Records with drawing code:
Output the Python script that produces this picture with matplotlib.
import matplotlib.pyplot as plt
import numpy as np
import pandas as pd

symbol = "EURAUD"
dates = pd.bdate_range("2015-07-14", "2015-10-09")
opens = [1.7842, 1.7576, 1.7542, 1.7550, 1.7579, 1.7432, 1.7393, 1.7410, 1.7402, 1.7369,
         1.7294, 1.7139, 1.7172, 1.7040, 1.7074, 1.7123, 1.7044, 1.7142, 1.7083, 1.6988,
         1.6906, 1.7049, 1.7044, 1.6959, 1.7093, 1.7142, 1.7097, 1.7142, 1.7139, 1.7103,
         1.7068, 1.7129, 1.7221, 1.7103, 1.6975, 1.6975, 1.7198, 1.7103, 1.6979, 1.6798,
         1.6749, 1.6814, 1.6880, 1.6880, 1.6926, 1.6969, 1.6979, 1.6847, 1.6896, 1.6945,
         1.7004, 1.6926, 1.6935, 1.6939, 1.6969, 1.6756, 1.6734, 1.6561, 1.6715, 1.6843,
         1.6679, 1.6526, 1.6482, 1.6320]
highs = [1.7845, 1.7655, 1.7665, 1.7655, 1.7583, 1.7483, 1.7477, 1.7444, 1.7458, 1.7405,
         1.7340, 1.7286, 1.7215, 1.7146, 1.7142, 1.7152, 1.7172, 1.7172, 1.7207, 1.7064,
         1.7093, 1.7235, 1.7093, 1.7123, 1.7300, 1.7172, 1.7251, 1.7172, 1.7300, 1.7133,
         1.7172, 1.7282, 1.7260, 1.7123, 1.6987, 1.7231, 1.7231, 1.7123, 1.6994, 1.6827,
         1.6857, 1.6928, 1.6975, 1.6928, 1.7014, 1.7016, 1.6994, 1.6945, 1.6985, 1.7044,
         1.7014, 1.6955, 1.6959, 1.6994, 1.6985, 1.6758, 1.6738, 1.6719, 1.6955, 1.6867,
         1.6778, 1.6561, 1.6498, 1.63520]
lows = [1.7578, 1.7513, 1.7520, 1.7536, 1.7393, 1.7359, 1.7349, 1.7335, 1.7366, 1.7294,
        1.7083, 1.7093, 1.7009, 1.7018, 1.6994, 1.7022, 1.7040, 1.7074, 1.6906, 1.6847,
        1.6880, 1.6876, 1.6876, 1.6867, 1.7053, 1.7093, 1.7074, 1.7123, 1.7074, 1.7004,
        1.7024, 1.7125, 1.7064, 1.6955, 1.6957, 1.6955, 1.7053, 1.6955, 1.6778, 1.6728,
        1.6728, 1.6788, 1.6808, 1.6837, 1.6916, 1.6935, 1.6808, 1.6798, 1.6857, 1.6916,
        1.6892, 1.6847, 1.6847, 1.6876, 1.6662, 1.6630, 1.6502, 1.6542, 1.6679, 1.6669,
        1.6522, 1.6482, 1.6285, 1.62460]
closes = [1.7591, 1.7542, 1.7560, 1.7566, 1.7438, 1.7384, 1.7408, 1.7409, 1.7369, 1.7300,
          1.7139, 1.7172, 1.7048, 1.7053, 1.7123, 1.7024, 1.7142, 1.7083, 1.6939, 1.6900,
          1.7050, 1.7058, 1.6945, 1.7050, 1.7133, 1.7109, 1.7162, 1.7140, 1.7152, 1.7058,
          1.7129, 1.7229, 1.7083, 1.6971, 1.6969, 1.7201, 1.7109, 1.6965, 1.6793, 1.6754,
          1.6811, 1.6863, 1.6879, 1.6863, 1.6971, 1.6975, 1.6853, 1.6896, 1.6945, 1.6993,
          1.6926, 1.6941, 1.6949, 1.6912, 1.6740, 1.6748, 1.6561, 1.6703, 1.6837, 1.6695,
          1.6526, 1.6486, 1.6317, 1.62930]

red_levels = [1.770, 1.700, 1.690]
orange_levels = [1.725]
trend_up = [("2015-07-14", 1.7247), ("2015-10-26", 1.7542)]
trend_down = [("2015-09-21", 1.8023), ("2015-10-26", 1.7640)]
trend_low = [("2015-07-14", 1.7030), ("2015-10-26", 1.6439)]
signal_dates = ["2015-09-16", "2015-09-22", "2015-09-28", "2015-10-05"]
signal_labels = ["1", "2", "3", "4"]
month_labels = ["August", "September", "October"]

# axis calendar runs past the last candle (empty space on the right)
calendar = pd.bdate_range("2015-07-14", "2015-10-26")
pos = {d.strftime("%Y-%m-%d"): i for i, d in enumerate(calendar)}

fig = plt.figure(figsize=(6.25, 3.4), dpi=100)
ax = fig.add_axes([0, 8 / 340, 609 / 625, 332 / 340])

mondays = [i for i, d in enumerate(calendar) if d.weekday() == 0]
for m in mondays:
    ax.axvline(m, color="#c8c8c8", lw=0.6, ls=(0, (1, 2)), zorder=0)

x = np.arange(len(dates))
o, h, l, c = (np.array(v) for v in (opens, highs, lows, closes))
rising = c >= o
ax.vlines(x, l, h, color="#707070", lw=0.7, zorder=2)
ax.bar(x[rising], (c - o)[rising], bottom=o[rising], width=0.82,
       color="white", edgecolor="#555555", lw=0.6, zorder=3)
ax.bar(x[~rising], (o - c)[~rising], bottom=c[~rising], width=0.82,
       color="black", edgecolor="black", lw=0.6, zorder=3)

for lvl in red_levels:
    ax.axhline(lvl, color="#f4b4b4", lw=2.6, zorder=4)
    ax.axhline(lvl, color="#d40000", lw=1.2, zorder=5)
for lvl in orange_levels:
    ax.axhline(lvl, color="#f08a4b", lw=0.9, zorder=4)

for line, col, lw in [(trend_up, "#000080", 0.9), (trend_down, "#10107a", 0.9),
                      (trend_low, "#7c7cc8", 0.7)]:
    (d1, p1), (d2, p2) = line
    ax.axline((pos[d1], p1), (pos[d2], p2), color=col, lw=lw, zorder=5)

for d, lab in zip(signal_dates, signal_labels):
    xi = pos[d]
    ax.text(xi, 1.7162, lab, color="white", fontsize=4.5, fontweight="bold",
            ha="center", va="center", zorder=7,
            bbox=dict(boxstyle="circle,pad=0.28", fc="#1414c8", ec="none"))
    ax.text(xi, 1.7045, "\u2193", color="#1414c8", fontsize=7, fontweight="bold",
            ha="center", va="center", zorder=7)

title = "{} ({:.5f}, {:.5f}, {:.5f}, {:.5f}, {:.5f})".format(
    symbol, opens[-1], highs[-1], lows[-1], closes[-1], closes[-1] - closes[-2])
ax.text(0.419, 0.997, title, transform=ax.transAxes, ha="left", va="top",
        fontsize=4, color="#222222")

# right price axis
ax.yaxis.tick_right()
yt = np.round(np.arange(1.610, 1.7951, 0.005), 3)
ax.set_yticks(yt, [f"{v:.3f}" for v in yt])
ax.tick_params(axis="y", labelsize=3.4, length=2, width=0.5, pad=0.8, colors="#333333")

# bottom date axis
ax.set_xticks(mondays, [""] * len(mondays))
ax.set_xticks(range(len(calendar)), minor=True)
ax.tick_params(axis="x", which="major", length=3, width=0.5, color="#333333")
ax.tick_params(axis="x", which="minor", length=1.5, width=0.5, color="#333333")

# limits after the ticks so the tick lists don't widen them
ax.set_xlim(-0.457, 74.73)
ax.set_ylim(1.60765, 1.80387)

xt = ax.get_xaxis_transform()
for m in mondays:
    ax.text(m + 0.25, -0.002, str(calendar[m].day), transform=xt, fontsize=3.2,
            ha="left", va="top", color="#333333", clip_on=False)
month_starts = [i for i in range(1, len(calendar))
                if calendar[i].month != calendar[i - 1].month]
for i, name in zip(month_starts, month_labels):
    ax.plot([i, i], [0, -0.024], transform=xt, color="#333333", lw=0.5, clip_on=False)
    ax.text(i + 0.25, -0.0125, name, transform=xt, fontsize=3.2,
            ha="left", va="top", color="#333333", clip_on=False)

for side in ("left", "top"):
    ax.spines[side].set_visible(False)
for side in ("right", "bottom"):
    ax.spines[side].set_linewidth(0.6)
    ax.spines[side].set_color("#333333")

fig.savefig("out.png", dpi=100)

==

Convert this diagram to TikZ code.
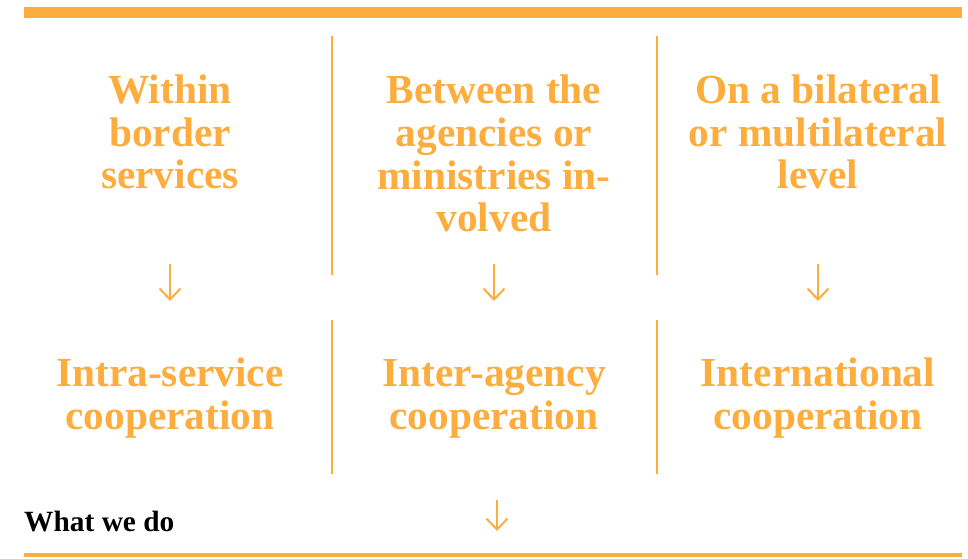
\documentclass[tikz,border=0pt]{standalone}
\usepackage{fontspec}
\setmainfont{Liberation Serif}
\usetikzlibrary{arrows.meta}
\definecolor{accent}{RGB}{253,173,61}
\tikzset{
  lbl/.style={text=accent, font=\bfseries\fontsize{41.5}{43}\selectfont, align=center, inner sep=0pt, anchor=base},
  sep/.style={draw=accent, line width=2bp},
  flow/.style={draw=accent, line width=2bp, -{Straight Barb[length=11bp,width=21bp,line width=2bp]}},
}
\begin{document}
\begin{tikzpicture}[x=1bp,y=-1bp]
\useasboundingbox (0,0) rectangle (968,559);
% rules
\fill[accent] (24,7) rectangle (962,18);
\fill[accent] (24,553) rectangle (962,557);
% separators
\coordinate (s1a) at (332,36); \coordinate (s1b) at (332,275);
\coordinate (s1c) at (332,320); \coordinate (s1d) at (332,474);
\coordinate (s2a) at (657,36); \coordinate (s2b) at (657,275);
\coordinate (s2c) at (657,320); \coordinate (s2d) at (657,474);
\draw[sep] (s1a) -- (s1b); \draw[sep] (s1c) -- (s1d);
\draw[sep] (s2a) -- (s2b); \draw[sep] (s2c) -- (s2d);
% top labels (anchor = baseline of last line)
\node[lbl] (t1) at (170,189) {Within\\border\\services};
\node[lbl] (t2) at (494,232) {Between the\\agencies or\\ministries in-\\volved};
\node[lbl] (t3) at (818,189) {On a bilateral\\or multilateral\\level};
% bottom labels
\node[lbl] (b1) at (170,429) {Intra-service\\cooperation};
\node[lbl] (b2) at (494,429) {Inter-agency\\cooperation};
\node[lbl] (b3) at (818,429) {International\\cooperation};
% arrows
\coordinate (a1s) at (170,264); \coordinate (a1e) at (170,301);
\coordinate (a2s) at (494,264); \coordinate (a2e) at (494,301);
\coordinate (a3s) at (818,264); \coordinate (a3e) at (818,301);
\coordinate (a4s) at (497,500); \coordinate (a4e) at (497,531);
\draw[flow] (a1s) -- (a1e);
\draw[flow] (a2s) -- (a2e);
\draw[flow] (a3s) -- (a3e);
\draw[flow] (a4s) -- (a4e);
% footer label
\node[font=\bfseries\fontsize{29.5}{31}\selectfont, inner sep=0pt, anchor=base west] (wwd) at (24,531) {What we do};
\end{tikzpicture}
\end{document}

- _Task statement_
Reproduce verbatim the lines above, from the line with "Output the Python" through the line with "import pandas as pd".

- _Solution_
Output the Python script that produces this picture with matplotlib.
import matplotlib.pyplot as plt
import numpy as np
import pandas as pd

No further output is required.